Während die Forderung von SPD, Grünen und der damaligen PDS unterstützt wurde, stieß sie bei CDU/CSU und FDP auf massiven Widerstand. Man wolle die Änderungen im Grundgesetz möglichst gering halten, sonst könne ja jeder kommen und die Aufnahme ins Grundgesetz fordern – zum Beispiel auch Brillenträger. Dies waren nur einige der Argumente, die den Behindertenverbänden damals von Seiten der Union und FDP entgegen schlugen. Im Vorfeld der Bundestagswahlen 1994 gelang dann jedoch der Umschwung, als der damalige Bundeskanzler Helmut Kohl die Zeichen der Zeit und wohl auch das Wählerpotenzial erkannte und erklärte, dass er die Aufnahme ins Grundgesetz unterstütze. Daraufhin war das Blatt gewendet und sowohl der Bundestag als auch der Bundesrat stimmte dem Ansinnen für ein Benachteiligungsverbot behinderter Menschen im Grundgesetz mit großer Mehrheit zu.
Seither heißt es in Artikel 3 Absatz 3 des Grundgesetzes auch: „Niemand darf wegen seiner Behinderung benachteiligt werden.“ Was die Bewegung behinderter Menschen geschafft hat, gelang für Schwule und Lesben jedoch nicht, so dass diese immer noch auf den ausdrücklichen verfassungsmäßigen Schutz vor Benachteiligungen aufgrund der sexuellen Orientierung warten.

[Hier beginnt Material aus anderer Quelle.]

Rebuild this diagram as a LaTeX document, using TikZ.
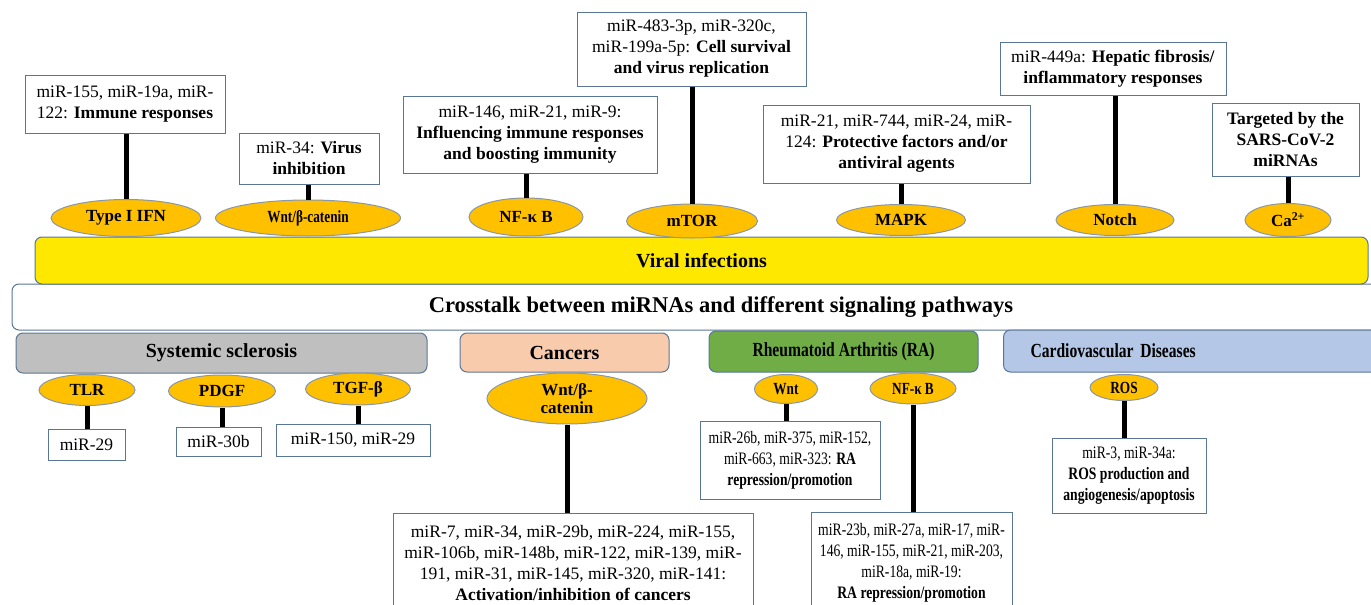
\documentclass[tikz,border=0pt]{standalone}
\usepackage{fontspec}
\setmainfont{Liberation Serif}
\newfontfamily\condensed{Liberation Serif}[FakeStretch=0.78]
\usetikzlibrary{shapes.geometric}

\definecolor{viralyellow}{HTML}{FFE800}
\definecolor{pathgold}{HTML}{FFC000}
\definecolor{boxedge}{HTML}{5A7696}
\definecolor{ovaledge}{HTML}{8A97A6}
\definecolor{ssgray}{HTML}{BFBFBF}
\definecolor{cancerpink}{HTML}{F8CBAD}
\definecolor{ragreen}{HTML}{70AD47}
\definecolor{cvdblue}{HTML}{B4C7E7}

\tikzset{
  mirbox/.style={draw=boxedge, fill=white, line width=1pt, align=center, inner sep=0pt,
                 font=\fontsize{17.5}{21}\selectfont},
  pathway/.style={ellipse, draw=ovaledge, fill=pathgold, line width=1pt, inner sep=0pt,
                  align=center, font=\bfseries\fontsize{17}{18}\selectfont},
  disease/.style={draw=boxedge, rounded corners=7pt, line width=1pt, inner sep=0pt,
                  font=\bfseries\fontsize{20}{22}\selectfont},
  narrowbox/.style={font=\condensed\fontsize{17.5}{21}\selectfont},
  narrowoval/.style={font=\condensed\bfseries\fontsize{17}{18}\selectfont},
  narrowlabel/.style={font=\condensed\bfseries\fontsize{20}{22}\selectfont},
  link/.style={line width=5pt, draw=black},
}

\begin{document}
\begin{tikzpicture}[x=1pt, y=-1pt]
  \clip (0,0) rectangle (1371,605);
  %
  % the two long bars
  \node[disease, fill=white, minimum width=1418pt, minimum height=46pt,
        font=\bfseries\fontsize{22.5}{24}\selectfont] (crosstalk) at (721,307)
       {Crosstalk between miRNAs and different signaling pathways};
  \node[disease, fill=viralyellow, minimum width=1333pt, minimum height=47pt] (viral) at (701.5,260.5)
       {Viral infections};
  %
  % viral infections: pathways
  \node[pathway, minimum width=150pt, minimum height=37pt] (ifn)   at (126,218)  {Type I IFN};
  \node[pathway, narrowoval, minimum width=185pt, minimum height=36pt] (vwnt) at (308,218) {Wnt/β-catenin};
  \node[pathway, minimum width=114pt, minimum height=38pt] (vnfkb) at (526,217)  {NF-κ B};
  \node[pathway, minimum width=131pt, minimum height=34pt] (mtor)  at (692,221)  {mTOR};
  \node[pathway, minimum width=129pt, minimum height=31pt] (mapk)  at (901,220)  {MAPK};
  \node[pathway, minimum width=118pt, minimum height=31pt] (notch) at (1115,220) {Notch};
  \node[pathway, minimum width=86pt,  minimum height=33pt] (calc)  at (1288,220) {Ca\textsuperscript{2+}};
  %
  % viral infections: miRNAs
  \node[mirbox, minimum width=200pt, minimum height=58pt] (immune) at (125,104)
       {miR-155, miR-19a, miR-\\122: \textbf{Immune responses}};
  \node[mirbox, minimum width=140pt, minimum height=51pt] (virus) at (309,158.5)
       {miR-34: \textbf{Virus}\\\textbf{inhibition}};
  \node[mirbox, minimum width=254pt, minimum height=77pt] (boost) at (530,134.5)
       {miR-146, miR-21, miR-9:\\\textbf{Influencing immune responses}\\\textbf{and boosting immunity}};
  \node[mirbox, minimum width=229pt, minimum height=74pt] (survival) at (691.5,49)
       {miR-483-3p, miR-320c,\\miR-199a-5p: \textbf{Cell survival}\\\textbf{and virus replication}};
  \node[mirbox, minimum width=267pt, minimum height=78pt] (protect) at (896.5,144)
       {miR-21, miR-744, miR-24, miR-\\124: \textbf{Protective factors and/or}\\\textbf{antiviral agents}};
  \node[mirbox, minimum width=226pt, minimum height=53pt] (hepatic) at (1113,68.5)
       {miR-449a: \textbf{Hepatic fibrosis/}\\\textbf{inflammatory responses}};
  \node[mirbox, minimum width=147pt, minimum height=73pt, font=\bfseries\fontsize{17.5}{21}\selectfont] (sars) at (1285.5,139.5)
       {Targeted by the\\SARS-CoV-2\\miRNAs};
  %
  \draw[link] (ifn.north)   -- (ifn.north |- immune.south);
  \draw[link] (vwnt.north)  -- (vwnt.north |- virus.south);
  \draw[link] (vnfkb.north) -- (vnfkb.north |- boost.south);
  \draw[link] (mtor.north)  -- (mtor.north |- survival.south);
  \draw[link] (mapk.north)  -- (mapk.north |- protect.south);
  \draw[link] (notch.north) -- (notch.north |- hepatic.south);
  \draw[link] (calc.north)  -- (calc.north |- sars.south);
  %
  % diseases
  \node[disease, fill=ssgray, minimum width=411pt, minimum height=40pt] (ssc) at (221.5,353) {Systemic sclerosis};
  \node[disease, fill=cancerpink, minimum width=209pt, minimum height=39pt] (cancer) at (564.5,352.5) {Cancers};
  \node[disease, narrowlabel, fill=ragreen, minimum width=269pt, minimum height=41pt] (ra) at (843.5,351.5)
       {Rheumatoid Arthritis (RA)};
  \node[disease, narrowlabel, fill=cvdblue, anchor=west, minimum width=420pt, minimum height=42pt,
        text width=366pt, inner xsep=27pt, align=left] (cvd) at (1003,351) {Cardiovascular Diseases};
  %
  % systemic sclerosis
  \node[pathway, minimum width=96pt,  minimum height=31pt] (tlr)  at (87,390)  {TLR};
  \node[pathway, minimum width=107pt, minimum height=32pt] (pdgf) at (222,391) {PDGF};
  \node[pathway, minimum width=105pt, minimum height=32pt] (tgf)  at (358,389) {TGF-β};
  \node[mirbox, minimum width=77pt,  minimum height=31pt] (m29)  at (86.5,444.5) {miR-29};
  \node[mirbox, minimum width=85pt,  minimum height=29pt] (m30b) at (218.5,441.5) {miR-30b};
  \node[mirbox, minimum width=154pt, minimum height=32pt] (m150) at (353,440) {miR-150, miR-29};
  \draw[link] (tlr.south)  -- (tlr.south |- m29.north);
  \draw[link] (pdgf.south) -- (pdgf.south |- m30b.north);
  \draw[link] (tgf.south)  -- (tgf.south |- m150.north);
  %
  % cancers
  \node[pathway, minimum width=160pt, minimum height=51pt] (cwnt) at (567,398.5) {Wnt/β-\\catenin};
  \node[mirbox, minimum width=360pt, minimum height=100pt] (cmir) at (573,563)
       {miR-7, miR-34, miR-29b, miR-224, miR-155,\\miR-106b, miR-148b, miR-122, miR-139, miR-\\191, miR-31, miR-145, miR-320, miR-141:\\\textbf{Activation/inhibition of cancers}};
  \draw[link] (cwnt.south) -- (cwnt.south |- cmir.north);
  %
  % rheumatoid arthritis
  \node[pathway, narrowoval, minimum width=63pt, minimum height=29pt] (rwnt)  at (786,389)   {Wnt};
  \node[pathway, narrowoval, minimum width=86pt, minimum height=31pt] (rnfkb) at (913,388.5) {NF-κ B};
  \node[mirbox, narrowbox, minimum width=180pt, minimum height=78pt] (ramir) at (790,460)
       {miR-26b, miR-375, miR-152,\\miR-663, miR-323: \textbf{RA}\\\textbf{repression/promotion}};
  \node[mirbox, narrowbox, minimum width=201pt, minimum height=102pt] (ranf) at (911.5,563)
       {miR-23b, miR-27a, miR-17, miR-\\146, miR-155, miR-21, miR-203,\\miR-18a, miR-19:\\\textbf{RA repression/promotion}};
  \draw[link] (rwnt.south)  -- (rwnt.south |- ramir.north);
  \draw[link] (rnfkb.south) -- (rnfkb.south |- ranf.north);
  %
  % cardiovascular diseases
  \node[pathway, narrowoval, minimum width=68pt, minimum height=26pt] (ros) at (1124,387.5) {ROS};
  \node[mirbox, narrowbox, minimum width=154pt, minimum height=75pt] (rosmir) at (1129,475.5)
       {miR-3, miR-34a:\\\textbf{ROS production and}\\\textbf{angiogenesis/apoptosis}};
  \draw[link] (ros.south) -- (ros.south |- rosmir.north);
\end{tikzpicture}
\end{document}
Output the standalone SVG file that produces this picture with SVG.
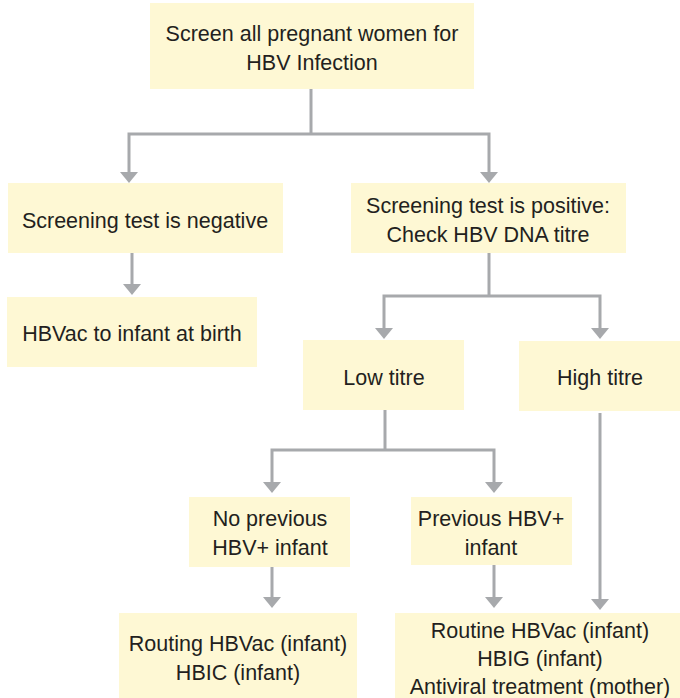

Für behinderte Menschen bot diese Verfassungsänderung den Beginn einer Reihe von Regelungen zur Gleichstellung. Im Jahr 2002 wurde das Behindertengleichstellungsgesetz auf Bundesebene verabschiedet. Mittlerweile haben alle Bundesländer entsprechende Landesgleichstellungsgesetze, und im Jahr 2006 folgte nach heftiger Diskussion das Allgemeine Gleichbehandlungsgesetz, das seine Wirkung vor allem in zivilrechtlichen Fragen entfaltet. Inzwischen hat Deutschland auch die UN-Konvention über die Rechte behinderter Menschen ratifiziert, die seit dem 26. März 2009 in Deutschland gilt.
Auch heute noch gibt es Stimmen, die behaupten, das Diskriminierungsverbot im Grundgesetz sei nicht mehr als eine Alibibestimmung, im Alltag bewirke sie nichts. Aber wer kann beurteilen, ob ohne eine solche Bestimmung das Gleichstellungsgesetz überhaupt verabschiedet worden wäre? In jedem Falle hat es behinderte Menschen immer mal wieder ins Zentrum der gesellschaftlichen Aufmerksamkeit gerückt, und das ist es in der Hauptsache, was man dieser Bestimmung meiner Ansicht nach verdankt. Wer immer wieder von sich reden macht, der wird auch nicht so einfach vergessen. Insofern war das Diskriminierungsverbot im Grundgesetz ein durchaus wichtiger Schritt hin zu einer gleichberechtigten Teilhabe am gesellschaftlichen Leben.